Records with drawing code ->
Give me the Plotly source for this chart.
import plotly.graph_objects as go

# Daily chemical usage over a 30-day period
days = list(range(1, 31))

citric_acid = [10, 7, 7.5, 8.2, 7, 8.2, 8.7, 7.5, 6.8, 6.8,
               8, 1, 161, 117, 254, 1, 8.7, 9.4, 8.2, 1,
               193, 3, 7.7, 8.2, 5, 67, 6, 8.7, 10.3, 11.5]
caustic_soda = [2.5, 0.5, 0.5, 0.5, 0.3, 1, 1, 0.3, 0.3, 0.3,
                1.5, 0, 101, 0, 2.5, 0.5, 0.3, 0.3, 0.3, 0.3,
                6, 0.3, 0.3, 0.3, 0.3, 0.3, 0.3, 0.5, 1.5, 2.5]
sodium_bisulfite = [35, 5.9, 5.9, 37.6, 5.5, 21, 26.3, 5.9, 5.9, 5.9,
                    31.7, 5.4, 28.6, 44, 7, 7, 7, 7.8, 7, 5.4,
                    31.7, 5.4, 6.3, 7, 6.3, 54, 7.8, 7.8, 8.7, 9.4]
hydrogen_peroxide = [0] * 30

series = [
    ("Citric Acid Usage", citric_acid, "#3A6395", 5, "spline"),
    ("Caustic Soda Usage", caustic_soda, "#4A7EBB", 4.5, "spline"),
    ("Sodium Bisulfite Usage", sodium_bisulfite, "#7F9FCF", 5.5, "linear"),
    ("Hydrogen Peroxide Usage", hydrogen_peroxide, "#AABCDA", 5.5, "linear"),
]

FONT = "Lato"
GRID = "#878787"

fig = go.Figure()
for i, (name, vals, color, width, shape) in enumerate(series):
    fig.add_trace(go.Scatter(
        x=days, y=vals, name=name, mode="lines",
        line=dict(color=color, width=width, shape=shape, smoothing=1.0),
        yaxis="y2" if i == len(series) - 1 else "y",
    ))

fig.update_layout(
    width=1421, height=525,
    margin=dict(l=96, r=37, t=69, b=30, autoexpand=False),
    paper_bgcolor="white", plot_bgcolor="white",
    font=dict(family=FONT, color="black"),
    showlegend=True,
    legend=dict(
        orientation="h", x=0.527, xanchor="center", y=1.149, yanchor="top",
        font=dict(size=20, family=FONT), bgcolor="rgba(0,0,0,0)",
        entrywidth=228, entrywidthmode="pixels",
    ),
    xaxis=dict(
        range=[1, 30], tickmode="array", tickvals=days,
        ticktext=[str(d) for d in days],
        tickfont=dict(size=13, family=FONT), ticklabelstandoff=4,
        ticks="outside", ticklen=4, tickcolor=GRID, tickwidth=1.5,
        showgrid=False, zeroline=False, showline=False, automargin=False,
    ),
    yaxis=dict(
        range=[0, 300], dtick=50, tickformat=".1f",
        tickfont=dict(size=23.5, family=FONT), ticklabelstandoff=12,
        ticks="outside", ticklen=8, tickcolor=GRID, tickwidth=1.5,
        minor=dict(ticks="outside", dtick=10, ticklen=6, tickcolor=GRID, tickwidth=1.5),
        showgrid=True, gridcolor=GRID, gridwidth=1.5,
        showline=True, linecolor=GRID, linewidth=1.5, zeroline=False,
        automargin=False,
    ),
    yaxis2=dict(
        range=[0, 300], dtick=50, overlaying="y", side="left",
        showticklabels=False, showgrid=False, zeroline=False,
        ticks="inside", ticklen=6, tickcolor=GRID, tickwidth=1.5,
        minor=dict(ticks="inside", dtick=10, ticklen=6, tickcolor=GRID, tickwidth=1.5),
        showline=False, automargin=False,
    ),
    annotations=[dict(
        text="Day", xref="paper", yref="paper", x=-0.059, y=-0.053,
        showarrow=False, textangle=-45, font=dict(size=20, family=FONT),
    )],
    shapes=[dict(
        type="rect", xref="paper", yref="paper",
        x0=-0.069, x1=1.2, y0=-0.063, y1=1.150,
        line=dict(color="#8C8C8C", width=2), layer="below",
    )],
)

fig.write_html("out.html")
--
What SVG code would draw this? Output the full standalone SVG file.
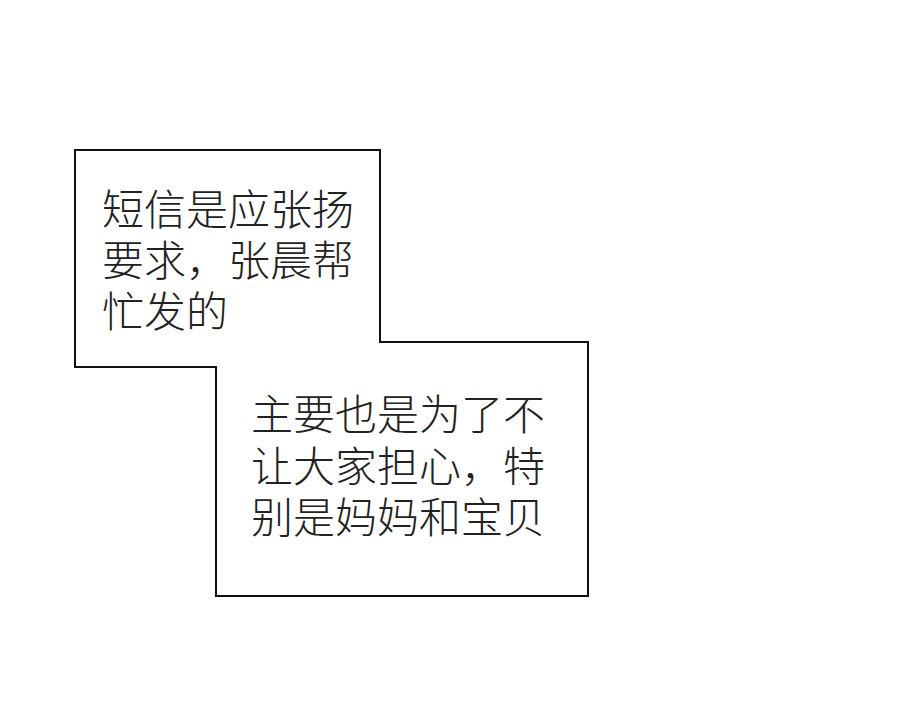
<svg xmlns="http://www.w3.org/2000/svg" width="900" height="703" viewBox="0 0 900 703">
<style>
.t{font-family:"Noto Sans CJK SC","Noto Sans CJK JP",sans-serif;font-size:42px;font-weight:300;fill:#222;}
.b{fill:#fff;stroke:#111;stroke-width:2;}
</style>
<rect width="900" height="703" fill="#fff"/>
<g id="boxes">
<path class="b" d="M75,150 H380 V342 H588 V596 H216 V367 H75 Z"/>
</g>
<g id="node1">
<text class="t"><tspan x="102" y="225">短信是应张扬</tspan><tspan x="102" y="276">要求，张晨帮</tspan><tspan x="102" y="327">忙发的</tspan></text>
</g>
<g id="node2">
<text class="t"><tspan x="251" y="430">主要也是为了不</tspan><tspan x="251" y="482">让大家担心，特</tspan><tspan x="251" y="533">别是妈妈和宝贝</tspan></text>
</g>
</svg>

What to produce -> Select all lines with the word "this" from the entries above.

In response ->
Give me the Plotly source for this chart.
What SVG code would draw this? Output the full standalone SVG file.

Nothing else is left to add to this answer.